Gatewatcher unveils research into advanced persistent threats

Gatewatcher, the technology leader in real-time detection of cyber threats, today launched its inaugural analysis of the pan-European, advanced persistent threat (APT) landscape. Drawing on responses from of 300 IT decision-makers across the UK, France and Germany, the report highlights the main fears faced by organisations and the solutions they use to address the “Top 6” challenges and APT threats. Conducted by Vanson Bourne, the research reveals a worrying lack of visibility into networks that exposes organisations to cyber risks and large scale disruptions that can inflict substantial losses.

Gatewatcher unveils research into advanced persistent threats

May 10th, 2023

APT threats: An awareness of the technological challenge

The survey shows a clear awareness of APT threat detection. When asked about their attitudes and the main obstacles they face in their fight against these threats, 25% of respondents currently seek to detect and discover APTs but face challenges identifying the method of entry.  A further 21% face challenges supporting the technology.

These concerns are within the context of APTs being addressed within the organization – the study also revealed that just under 1 in 5 (19%) currently outsource their protection against APTs to a managed service provider (MSP) or managed security service provider (MSSP).


APT: lack of visibility as a risk factor

When asked to address the specific issues surrounding APTs and how they might compromise the security posture or their organisation, just under half (47%) of respondents identified a lack of visibility throughout the network as a key factor, whilst a further 40% disclosed a lack of the necessary skills within their security teams.

A further 35% also mentioned gaps in current endpoint provision and nearly a third (30%) cited false positive and the subsequent alert fatigue as a source of security compromise.
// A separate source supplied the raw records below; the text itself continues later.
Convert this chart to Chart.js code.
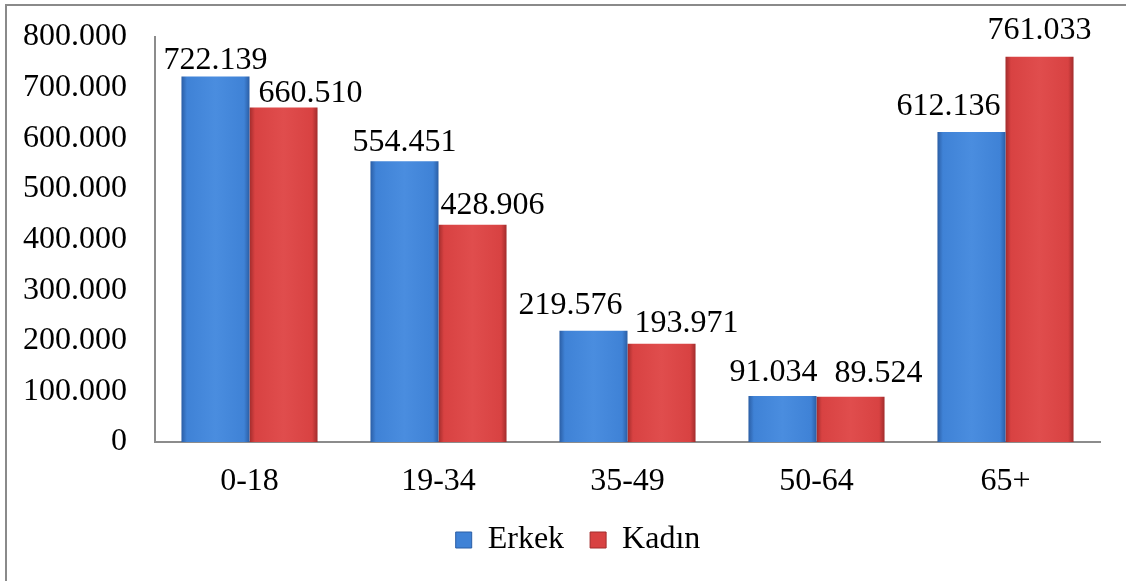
<!DOCTYPE html>
<html>
<head>
<meta charset="utf-8">
<script src="https://cdn.jsdelivr.net/npm/chart.js@4/dist/chart.umd.min.js"></script>
<style>
  html, body { margin: 0; padding: 0; background: #fff; }
  #wrap { position: relative; width: 1126px; height: 581px; overflow: hidden; }
  #frame { position: absolute; left: 5px; top: 4px; width: 1200px; height: 700px;
           border-left: 2px solid #8a8a8a; border-top: 2px solid #8a8a8a; }
  canvas { position: absolute; left: 0; top: 0; }
</style>
</head>
<body>
<div id="wrap">
  <div id="frame"></div>
  <canvas id="c" width="1126" height="581"></canvas>
</div>
<script>
const categories = ['0-18', '19-34', '35-49', '50-64', '65+'];
const erkek = [722139, 554451, 219576, 91034, 612136];
const kadin = [660510, 428906, 193971, 89524, 761033];
const seriesNames = ['Erkek', 'Kadın'];
const yTicks = [0, 100000, 200000, 300000, 400000, 500000, 600000, 700000, 800000];

// value-label nudges (px) as placed in the original to avoid overlaps
const labelShiftX = [[0, 0, -23, -9, -23], [27, 20, 25, 28, 0]];
const labelGapY = [[7, 10, 17, 15, 17], [6, 11, 12, 15, 18]];

const FONT = "'Liberation Serif', 'Times New Roman', serif";
const FS = 32;
function fmt(v) {
  return String(Math.round(v)).replace(/\B(?=(\d{3})+(?!\d))/g, '.');
}

const palette = [
  { edge: '#2b5ea5', mid: '#3f82d6', light: '#4a8ddf' },
  { edge: '#a22c2c', mid: '#d84242', light: '#e04d4d' }
];

const shadePlugin = {
  id: 'shade',
  afterLayout(chart) {
    // the original legend sits a little right of the canvas centre
    chart.legend.left += 28;
    chart.legend.right += 28;
  },
  beforeDatasetsDraw(chart) {
    const ctx = chart.ctx;
    chart.data.datasets.forEach((ds, di) => {
      const meta = chart.getDatasetMeta(di);
      const p = palette[di];
      meta.data.forEach(el => {
        const { x, width } = el.getProps(['x', 'width'], true);
        const g = ctx.createLinearGradient(x - width / 2, 0, x + width / 2, 0);
        g.addColorStop(0, p.edge);
        g.addColorStop(0.08, p.mid);
        g.addColorStop(0.5, p.light);
        g.addColorStop(0.92, p.mid);
        g.addColorStop(1, p.edge);
        el.options.backgroundColor = g;
      });
    });
  }
};

const labelPlugin = {
  id: 'valueLabels',
  afterDatasetsDraw(chart) {
    const ctx = chart.ctx;
    ctx.save();
    ctx.font = FS + 'px ' + FONT;
    ctx.fillStyle = '#000';
    ctx.textAlign = 'center';
    ctx.textBaseline = 'alphabetic';
    chart.data.datasets.forEach((ds, di) => {
      const meta = chart.getDatasetMeta(di);
      meta.data.forEach((el, i) => {
        const { x, y } = el.getProps(['x', 'y'], true);
        ctx.fillText(fmt(ds.data[i]), x + labelShiftX[di][i], y - labelGapY[di][i]);
      });
    });
    ctx.restore();
  }
};

new Chart(document.getElementById('c'), {
  type: 'bar',
  data: {
    labels: categories,
    datasets: [
      { label: seriesNames[0], data: erkek, backgroundColor: () => palette[0].mid, borderWidth: 0 },
      { label: seriesNames[1], data: kadin, backgroundColor: () => palette[1].mid, borderWidth: 0 }
    ]
  },
  options: {
    responsive: false,
    animation: false,
    events: [],
    layout: { padding: { top: 37, right: 26, left: 0, bottom: 15 } },
    datasets: { bar: { categoryPercentage: 0.72, barPercentage: 1 } },
    scales: {
      x: {
        afterFit(scale) { scale.height = 56; },
        grid: { display: false, drawTicks: false },
        border: { display: true, color: '#8c8c8c', width: 2 },
        ticks: { color: '#000', font: { family: FONT, size: FS }, padding: 20 }
      },
      y: {
        min: 0, max: 800000,
        afterBuildTicks(scale) { scale.ticks = yTicks.map(v => ({ value: v })); },
        afterFit(scale) { scale.width = 155; scale.paddingTop = 0; scale.paddingBottom = 0; },
        grid: { display: false, drawTicks: false },
        border: { display: true, color: '#8c8c8c', width: 2 },
        ticks: { color: '#000', font: { family: FONT, size: FS }, padding: 28,
                 callback: v => fmt(v) }
      }
    },
    plugins: {
      legend: {
        position: 'bottom',
        labels: {
          color: '#000',
          font: { family: FONT, size: FS },
          boxWidth: 16, boxHeight: 16, padding: 26,
          generateLabels(chart) {
            return chart.data.datasets.map((ds, i) => ({
              text: ds.label, fillStyle: palette[i].mid, strokeStyle: palette[i].edge,
              lineWidth: 1, hidden: false, datasetIndex: i
            }));
          }
        }
      },
      tooltip: { enabled: false }
    }
  },
  plugins: [shadePlugin, labelPlugin]
});
</script>
</body>
</html>
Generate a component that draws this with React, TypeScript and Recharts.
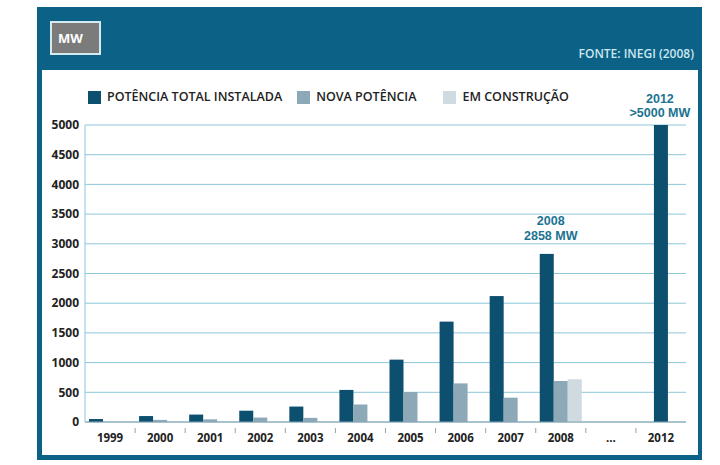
import React from "react";
import {
  BarChart,
  Bar,
  XAxis,
  YAxis,
  CartesianGrid,
  LabelList,
} from "recharts";

const years = ["1999", "2000", "2001", "2002", "2003", "2004", "2005", "2006", "2007", "2008", "...", "2012"];
const totalInstalada = [50, 100, 125, 190, 260, 540, 1050, 1690, 2120, 2830, null, 5000];
const novaPotencia = [0, 35, 45, 75, 70, 295, 505, 650, 410, 690, null, null];
const emConstrucao = [null, null, null, null, null, null, null, null, null, 720, null, null];
const yTicks = [0, 500, 1000, 1500, 2000, 2500, 3000, 3500, 4000, 4500, 5000];
const seriesNames = ["POTÊNCIA TOTAL INSTALADA", "NOVA POTÊNCIA", "EM CONSTRUÇÃO"];
const callouts: Record<string, string[]> = {
  "2008": ["2008", "2858 MW"],
  "2012": ["2012", ">5000 MW"],
};

const data = years.map((year, i) => ({
  year,
  total: totalInstalada[i],
  nova: novaPotencia[i],
  construcao: emConstrucao[i],
}));

const FRAME = "#0b6286";
const DARK = "#0d4f6e";
const MID = "#8da9b8";
const LIGHT = "#cfdae1";
const GRID = "#8cc7da";
const FONT = "'Open Sans', sans-serif";
const seriesColors = [DARK, MID, LIGHT];
const legendGaps = [15, 27, 0];

const CHART_W = 720;
const PLOT_LEFT = 85;
const PLOT_RIGHT = 34;
const halfStep = (CHART_W - PLOT_LEFT - PLOT_RIGHT) / years.length / 2;

// a barra de 2012 fica no meio da categoria (não há outras séries)
const isLone = (p: any) => p && p.year === "2012";

const TotalShape = (props: any) => {
  const { x, y, width, height, payload } = props;
  if (!height || height <= 0) return null;
  const dx = isLone(payload) ? width : 0;
  return <rect x={x + dx} y={y} width={width} height={height} fill={DARK} />;
};

const CalloutLabel = (props: any) => {
  const { x, y, width, value } = props;
  const year = String(value);
  const lines = callouts[year];
  if (!lines) return null;
  const lone = year === "2012";
  const dx = lone ? width : 0;
  const gap = lone ? 8 : 14;
  const cx = x + dx + width / 2 + (lone ? -1 : 4);
  const txt = {
    textAnchor: "middle" as const,
    fill: "#1b7391",
    fontFamily: "'Liberation Sans', Arial, sans-serif",
    fontWeight: 700,
    fontSize: 12.5,
  };
  return (
    <g>
      <text x={cx} y={y - gap - 14.5} {...txt}>{lines[0]}</text>
      <text x={cx} y={y - gap} {...txt}>{lines[1]}</text>
    </g>
  );
};

const YearTick = (props: any) => {
  const { x, y, payload, index } = props;
  return (
    <g>
      {index < years.length - 1 && (
        <line x1={x + halfStep} x2={x + halfStep} y1={y - 2} y2={y + 3} stroke="#8aa3ae" />
      )}
      <text
        x={x}
        y={y + 12}
        textAnchor="middle"
        fill="#222"
        fontFamily={FONT}
        fontWeight={700}
        fontSize={11.5}
      >
        {payload.value}
      </text>
    </g>
  );
};

export default function App() {
  return (
    <div style={{ position: "absolute", left: 0, top: 0, width: 720, height: 465, background: "#fff" }}>
      {/* moldura */}
      <div style={{ position: "absolute", left: 37, top: 7, width: 665, height: 453, background: FRAME }} />
      <div style={{ position: "absolute", left: 42, top: 70, width: 656, height: 385, background: "#fff" }} />
      <div
        style={{
          position: "absolute",
          left: 50,
          top: 21,
          width: 41,
          height: 30,
          background: "#7b7b7b",
          border: "2px solid #d5eaee",
          color: "#fff",
          fontFamily: FONT,
          fontWeight: 700,
          fontSize: 13,
          lineHeight: "30px",
          paddingLeft: 6,
        }}
      >
        MW
      </div>
      <div
        style={{
          position: "absolute",
          right: 720 - 694,
          top: 45,
          color: "#cde6ef",
          fontFamily: FONT,
          fontWeight: 600,
          fontSize: 12,
        }}
      >
        FONTE: INEGI (2008)
      </div>

      {/* legenda */}
      <div style={{ position: "absolute", left: 88, top: 89, display: "flex", alignItems: "center" }}>
        {seriesNames.map((name, i) => (
          <div key={name} style={{ display: "flex", alignItems: "center", marginRight: legendGaps[i] }}>
            <div style={{ width: 13, height: 13, background: seriesColors[i], marginRight: 6 }} />
            <span style={{ color: "#222", fontFamily: FONT, fontWeight: 600, fontSize: 12.5, lineHeight: "16px" }}>
              {name}
            </span>
          </div>
        ))}
      </div>

      <div style={{ position: "absolute", left: 0, top: 0 }}>
        <BarChart
          width={CHART_W}
          height={465}
          data={data}
          margin={{ top: 125, right: PLOT_RIGHT, left: PLOT_LEFT - 45, bottom: 13 }}
          barSize={14}
          barGap={0}
        >
          {/* grelha */}
          <CartesianGrid vertical={false} stroke={GRID} strokeWidth={1} />
          <XAxis
            dataKey="year"
            height={30}
            axisLine={{ stroke: "#8aa3ae" }}
            tickLine={false}
            interval={0}
            tick={<YearTick />}
          />
          <YAxis
            width={45}
            domain={[0, 5000]}
            ticks={yTicks}
            interval={0}
            axisLine={{ stroke: GRID }}
            tickLine={false}
            tickMargin={0}
            tick={{ fill: "#222", fontFamily: FONT, fontWeight: 700, fontSize: 12 }}
          />
          <Bar
            dataKey="total"
            name={seriesNames[0]}
            fill={DARK}
            shape={<TotalShape />}
            isAnimationActive={false}
          >
            <LabelList dataKey="year" content={<CalloutLabel />} />
          </Bar>
          <Bar dataKey="nova" name={seriesNames[1]} fill={MID} isAnimationActive={false} />
          <Bar dataKey="construcao" name={seriesNames[2]} fill={LIGHT} isAnimationActive={false} />
        </BarChart>
      </div>
    </div>
  );
}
Reflecting the increased awareness of the importance of securing the supply chain, 29% identified third-party subcontractors that are connected to an organisation’s systems as a source of APT threat.


Security Challenges Ranking: Perception gaps

The survey also identifies six security challenges[1] ranked by perceived risk level. Across all three markets, the cyber crime threat of individual bad actors, such as independent black hats, hacktivists or script kiddies is seen as the most pressing cyber security challenge faced by organisations, identified by 54% of respondents.

The study also points to differences in perception between British, French and German decision-makers. In France, data loss tops the list of concerns (65%), while the threat from independent hackers is the top concern in Germany and the UK (62% and 52% respectively). Ransomware is also the second biggest concern for German IT decision makers (52%), compared to 47% and 43% in France and the UK.


NDR: a future solution to APTs

When asked to detail the technology portfolio used against APTs, Endpoint Detection & Response (EDR) was the most present, cited by nearly two-thirds (62%) of respondents.  This was followed by firewalls (57%) and then a very close third and fourth between Security Information and Event Management (SIEM) and Network Detection and Response (NDR) with 56% and 55% respectively.

The emergence of NDR solutions in fourth place illustrates the growing need for IT decision-makers to have visibility across the entire IT network and to protect themselves against large-scale threats, with potentially catastrophic impacts.


Gatewatcher’s Cyber Threat Barometer our monthly, active monitoring and Cyber Threat Intelligence solution -, provides an overview of cyber threats, including the evolution of certain advanced persistent threats – but this is only the thin end of an extremely dangerous wedge,” says Philippe Gillet, CTO of Gatewatcher. He adds: “By providing a snapshot of APT threats and challenges, this study conducted by Vanson Bourne aims to contribute to the constructive search for solutions for the future. The results are encouraging: it shows us that businesses are still relying heavily on endpoint protection, whilst recognising that it is visibility across the network that is now needed to address APTs. As recent examples have shown, these advanced attacks exhibit patience and strategic thinking.  As such, it is time to evolve and adapt our approach to the threat landscape and see APTs as the new normal in cybersecurity. This will mandate network technologies that offer high visibility of threats hidden in the network, and represent an essential lever for strengthening the cybersecurity posture of businesses.’’


The full study : Time to adAPT? The rise of advanced persistent threats” can be downloaded here.


[1] Security challenges: (1) The cybercrime threat of individual bad actors, such as independent black hats, hacktivists or script kiddies; (2) Data loss; (3) Dealing with ransomware; (4) The cybercrime threat of nation-states; (5) Industrial espionage as seen in IP theft; (6) Internal threats such as disgruntled employees.